07 agosto, 2012

Operarios


                Días de relax playero en Asturias, como se notará en la escasez de entradas aquí. Hemos dado un puñado de días de sol apenas interrumpido, lo que resulta casi milagroso por estos pagos. Así que habrá que quedarse otras tres o cuatro jornadas para aprovechar la excepcional ocasión.

                Pero ni con las corvas entre las olas se le pasa a uno del todo la mala uva. Hace dos días, playa de España (Quintes, Villaviciosa), una de mis favoritas y que fervientemente recomiendo a los degustadores. Comienzos de la tarde y va subiendo la marea. De pronto, aparece en la playa un equipo de currantes. Llevan ropa de trabajo y un peto que pone “Inteco Asturias.
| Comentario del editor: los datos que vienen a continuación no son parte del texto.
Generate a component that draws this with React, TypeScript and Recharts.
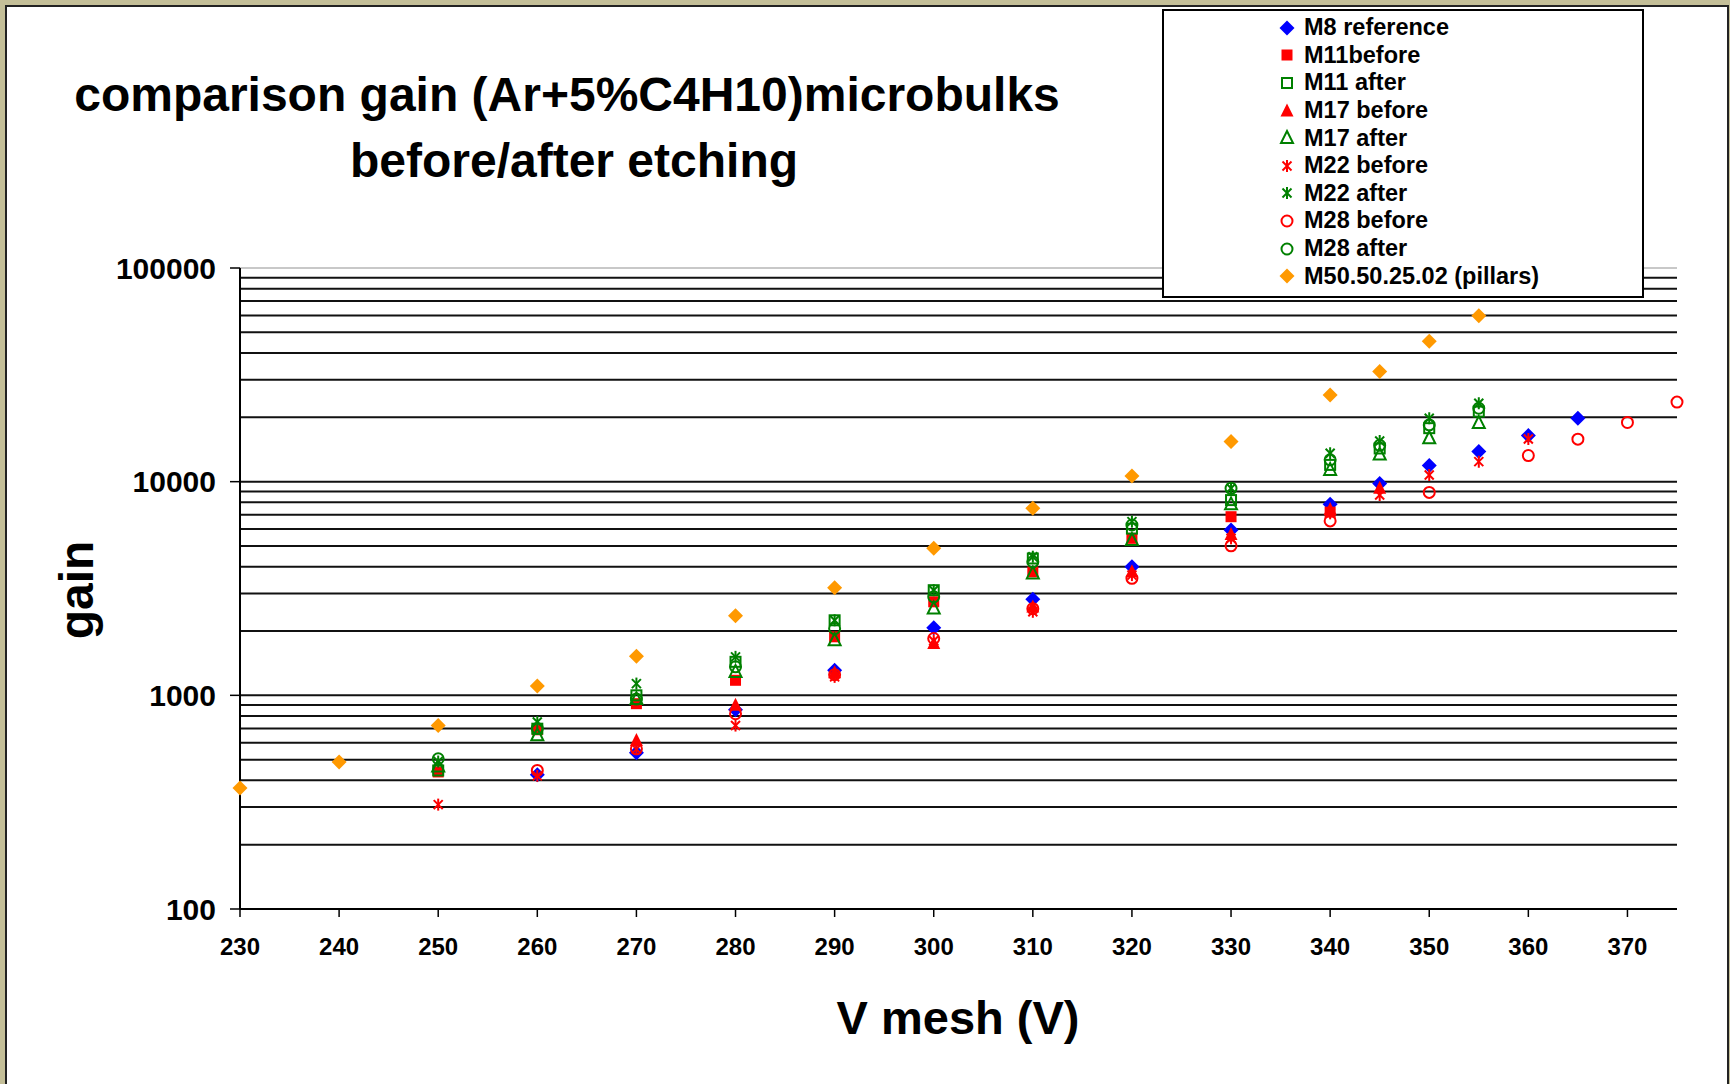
import React from "react";
import {
  ScatterChart,
  Scatter,
  XAxis,
  YAxis,
  ReferenceLine,
  Legend,
} from "recharts";

// voltage steps (V mesh)
const vGreen = [250, 260, 270, 280, 290, 300, 310, 320, 330, 340, 345, 350, 355];
const vM8 = [260, 270, 280, 290, 300, 310, 320, 330, 340, 345, 350, 355, 360, 365];
const vM11b = [250, 260, 270, 280, 290, 300, 310, 320, 330, 340];
const vM17b = [270, 280, 290, 300, 310, 320, 330, 340, 345];
const vM22b = [250, 260, 270, 280, 290, 300, 310, 320, 330, 340, 345, 350, 355, 360];
const vM28b = [260, 270, 280, 290, 300, 310, 320, 330, 340, 350, 360, 365, 370, 375];
const vPillars = [230, 240, 250, 260, 270, 280, 290, 300, 310, 320, 330, 340, 345, 350, 355];

// gains
const gM8 = [425, 538, 857, 1310, 2070, 2818, 4000, 5940, 7830, 9815, 11890, 13840, 16440, 19800];
const gM11b = [438, 690, 914, 1176, 1879, 2740, 3785, 5430, 6855, 7200];
const gM11a = [445, 698, 1000, 1435, 2245, 3105, 4370, 6030, 8200, 11980, 14300, 17800, 21280];
const gM17b = [615, 898, 1275, 1746, 2594, 3785, 5660, 7400, 9310];
const gM17a = [465, 650, 960, 1287, 1811, 2550, 3720, 5335, 7830, 11350, 13400, 15960, 18800];
const gM22b = [308, 420, 560, 722, 1220, 1800, 2460, 3654, 5430, 7110, 8660, 10740, 12410, 15850];
const gM22a = [490, 750, 1135, 1514, 2245, 3105, 4455, 6500, 9310, 13590, 15490, 19800, 23300];
const gM28b = [445, 562, 820, 1250, 1845, 2545, 3527, 5010, 6550, 8910, 13250, 15810, 18930, 23570];
const gM28a = [505, 700, 960, 1360, 2054, 2890, 4217, 6270, 9310, 12650, 14790, 18440, 22060];
const gPillars = [368, 488, 722, 1107, 1524, 2355, 3184, 4875, 7500, 10640, 15420, 25470, 32800, 45400, 59800];

const xTicks = [230, 240, 250, 260, 270, 280, 290, 300, 310, 320, 330, 340, 350, 360, 370];
const yTicks = [100, 1000, 10000, 100000];
const gridLines = [
  200, 300, 400, 500, 600, 700, 800, 900,
  1000, 2000, 3000, 4000, 5000, 6000, 7000, 8000, 9000,
  10000, 20000, 30000, 40000, 50000, 60000, 70000, 80000, 90000,
];

const BLUE = "#0000ff";
const RED = "#ff0000";
const GREEN = "#008000";
const ORANGE = "#ff9900";
const FONT = "'Liberation Sans', Arial, Helvetica, sans-serif";

type Kind = "diamond" | "square" | "squareOpen" | "triangle" | "triangleOpen" | "star" | "circleOpen";

const toPoints = (v: number[], g: number[]) => v.map((x, i) => ({ x, y: g[i] }));

const series: { name: string; kind: Kind; color: string; data: { x: number; y: number }[] }[] = [
  { name: "M8 reference", kind: "diamond", color: BLUE, data: toPoints(vM8, gM8) },
  { name: "M11before", kind: "square", color: RED, data: toPoints(vM11b, gM11b) },
  { name: "M11 after", kind: "squareOpen", color: GREEN, data: toPoints(vGreen, gM11a) },
  { name: "M17 before", kind: "triangle", color: RED, data: toPoints(vM17b, gM17b) },
  { name: "M17 after", kind: "triangleOpen", color: GREEN, data: toPoints(vGreen, gM17a) },
  { name: "M22 before", kind: "star", color: RED, data: toPoints(vM22b, gM22b) },
  { name: "M22 after", kind: "star", color: GREEN, data: toPoints(vGreen, gM22a) },
  { name: "M28 before", kind: "circleOpen", color: RED, data: toPoints(vM28b, gM28b) },
  { name: "M28 after", kind: "circleOpen", color: GREEN, data: toPoints(vGreen, gM28a) },
  { name: "M50.50.25.02 (pillars)", kind: "diamond", color: ORANGE, data: toPoints(vPillars, gPillars) },
];

function Marker({ cx, cy, kind, color }: { cx?: number; cy?: number; kind: Kind; color: string }) {
  if (cx == null || cy == null) return null;
  switch (kind) {
    case "diamond":
      return <polygon points={`${cx},${cy - 7.5} ${cx + 7.5},${cy} ${cx},${cy + 7.5} ${cx - 7.5},${cy}`} fill={color} />;
    case "square":
      return <rect x={cx - 5.5} y={cy - 5.5} width={11} height={11} fill={color} />;
    case "squareOpen":
      return <rect x={cx - 5} y={cy - 5} width={10} height={10} fill="none" stroke={color} strokeWidth={2} />;
    case "triangle":
      return <polygon points={`${cx},${cy - 7.5} ${cx + 6.5},${cy + 5.5} ${cx - 6.5},${cy + 5.5}`} fill={color} />;
    case "triangleOpen":
      return (
        <polygon
          points={`${cx},${cy - 7} ${cx + 6},${cy + 5} ${cx - 6},${cy + 5}`}
          fill="none"
          stroke={color}
          strokeWidth={2}
        />
      );
    case "star":
      return (
        <g stroke={color} strokeWidth={2}>
          <line x1={cx - 4.5} y1={cy - 4.5} x2={cx + 4.5} y2={cy + 4.5} />
          <line x1={cx + 4.5} y1={cy - 4.5} x2={cx - 4.5} y2={cy + 4.5} />
          <line x1={cx} y1={cy - 6} x2={cx} y2={cy + 6} />
        </g>
      );
    case "circleOpen":
      return <circle cx={cx} cy={cy} r={5.5} fill="none" stroke={color} strokeWidth={2} />;
  }
  return null;
}

const LegendBox = () => (
  <div
    style={{
      width: 482,
      height: 289,
      boxSizing: "border-box",
      border: "2px solid #000",
      background: "#fff",
      paddingTop: 3,
      fontFamily: FONT,
    }}
  >
    {series.map((s) => (
      <div key={s.name} style={{ height: 27.6, display: "flex", alignItems: "center" }}>
        <svg width={20} height={20} style={{ marginLeft: 113, marginRight: 7 }}>
          <Marker cx={10} cy={10} kind={s.kind} color={s.color} />
        </svg>
        <span style={{ fontSize: 23.5, fontWeight: "bold", color: "#000", whiteSpace: "nowrap" }}>{s.name}</span>
      </div>
    ))}
  </div>
);

const App: React.FC = () => {
  return (
    <div
      style={{
        position: "fixed",
        left: 0,
        top: 0,
        width: 1730,
        height: 1084,
        background: "#c4bf98",
        overflow: "hidden",
        fontFamily: FONT,
      }}
    >
      <div
        style={{
          position: "absolute",
          left: 5,
          top: 5,
          width: 1724,
          height: 1200,
          boxSizing: "border-box",
          border: "2px solid #222",
          background: "#fff",
        }}
      />
      <div style={{ position: "absolute", left: 0, top: 0 }}>
        <ScatterChart width={1730} height={1084} margin={{ top: 268, right: 53, bottom: 115, left: 0 }}>
          {gridLines.map((v) => (
            <ReferenceLine key={v} y={v} stroke="#111" strokeWidth={2} />
          ))}
          <ReferenceLine y={100000} stroke="#c8c8c8" strokeWidth={2} />
          <XAxis
            type="number"
            dataKey="x"
            domain={[230, 375]}
            ticks={xTicks}
            interval={0}
            height={60}
            axisLine={{ stroke: "#000", strokeWidth: 2 }}
            tickLine={{ stroke: "#000", strokeWidth: 1.5 }}
            tickSize={8}
            tickMargin={21}
            tick={{ fontSize: 24, fontWeight: "bold", fill: "#000", fontFamily: FONT }}
          />
          <YAxis
            type="number"
            dataKey="y"
            scale="log"
            domain={[100, 100000]}
            allowDataOverflow
            ticks={yTicks}
            interval={0}
            width={240}
            tickFormatter={(v: number) => String(v)}
            axisLine={{ stroke: "#000", strokeWidth: 2 }}
            tickLine={{ stroke: "#000", strokeWidth: 1.5 }}
            tickSize={10}
            tickMargin={14}
            tick={{ fontSize: 30, fontWeight: "bold", fill: "#000", fontFamily: FONT }}
          />
          {series.map((s) => (
            <Scatter
              key={s.name}
              name={s.name}
              data={s.data}
              isAnimationActive={false}
              shape={(p: any) => <Marker cx={p.cx} cy={p.cy} kind={s.kind} color={s.color} />}
            />
          ))}
          <Legend
            layout="vertical"
            align="center"
            verticalAlign="middle"
            content={() => <LegendBox />}
            wrapperStyle={{ left: 1162, top: 9, width: 482, height: 289 }}
          />
        </ScatterChart>
      </div>
      <div
        style={{
          position: "absolute",
          left: 567,
          top: 94,
          transform: "translate(-50%, -50%)",
          fontSize: 48,
          fontWeight: "bold",
          whiteSpace: "nowrap",
          color: "#000",
        }}
      >
        comparison gain (Ar+5%C4H10)microbulks
      </div>
      <div
        style={{
          position: "absolute",
          left: 574,
          top: 160,
          transform: "translate(-50%, -50%)",
          fontSize: 48,
          fontWeight: "bold",
          whiteSpace: "nowrap",
          color: "#000",
        }}
      >
        before/after etching
      </div>
      <div
        style={{
          position: "absolute",
          left: 76,
          top: 590,
          transform: "translate(-50%, -50%) rotate(-90deg)",
          fontSize: 48,
          fontWeight: "bold",
          whiteSpace: "nowrap",
          color: "#000",
        }}
      >
        gain
      </div>
      <div
        style={{
          position: "absolute",
          left: 958,
          top: 1017,
          transform: "translate(-50%, -50%)",
          fontSize: 47,
          fontWeight: "bold",
          whiteSpace: "nowrap",
          color: "#000",
        }}
      >
        V mesh (V)
      </div>
    </div>
  );
};

export default App;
Gestión ambiental”. Cada uno porta en una mano una pequeña pala y en la otra un saquito amarillo. Se ponen a escarbar en el borde húmedo que va marcando el avance de las olas. Como eran tan sutiles y medidos sus movimientos, tan leves sus gestos, tan concentrados y lentos sus pasos, al principio pienso que están buscando algas raras o alguna sustancia especial. Pero parece que no. Luego se me ocurre que simplemente pretenderán recoger la basura que el mar va soltando, pero tampoco me parecen maneras. Por lo que luego supe, pudiera ser también que revisaran por si a la playa llegaba lo que en Asturias llamamos galipote, chapapote en otras partes, restos de algún vertido reciente de fuel o cosa así en el mar.

                La calma de aquellos hombres me fue adormilando. Al despertarme, aún seguían allí. Cada tanto, cada uno tomaba su palita, revolvía un poco de arena, recogía algo, lo echaba al saquito y volvía a extasiarse con la contemplación del horizonte y a dejarse mecer por el ruido de las  olas. Que si serían budistas,  se preguntaban algunas familias, mientras otros bañistas lanzaban la hipótesis de que pudiera tratarse de un grupo de ecologismo zen. Nadie sabe qué leches es eso del zen, pero lo imaginamos así, estar mucho rato sin hacer nada y como con cara de que ya me viene. En verdad, más que orientales, se veían bien astures, panzudos y sidreros, sonrientes y guasones, dispuestos a lanzar unos petardos si les cambia el humor. También gustaban de ponerse a hablar por parejas, apoyándose en la pala-báculo y soltando risotadas, quién sabe por qué historias de medioambientales andanzas.

                Me tomé la molestia de calcular, paso a paso, la extensión de aquel trozo de playa en el que se habían posado los guerreros del ecosistema: unos cuarenta metros. Ellos eran cinco. Así que tocaban a ocho metros. Les costó. Al cabo de hora y media o dos horas, se marcharon y se llevaban siete u ocho saquitos. Conseguí fisgar en uno de ellos. Había variadas basurillas, cosas de las que el mar trae o los turistas dejan en la arena. Puede que también, escondidos, contuvieran los saquetes restos de muy nocivas sustancias, no digo que no.

                Retrocedieron lentos y no saludaron al irse a quienes, acorralados ya por la marea, nos habíamos deleitado con su filosofía laboral y nos habíamos mecido bajo el sentido sublime de su carpe diem. Fueron dos horas sin pensar en la Merkel, sin acordarnos de holandeses o belgas, sintiéndonos como antes, riéndonos del mundo, Estado del bienestar y de playa, apoteosis sindical, corporativa y verde.

                Qué pena que acabó. Hoy volveré a la playa sin más ansia que la de encontrarlos de nuevo, para otra vez evadirme con ellos un rato, para soñar que España pueda seguir así for ever, de aquí a la eternidad.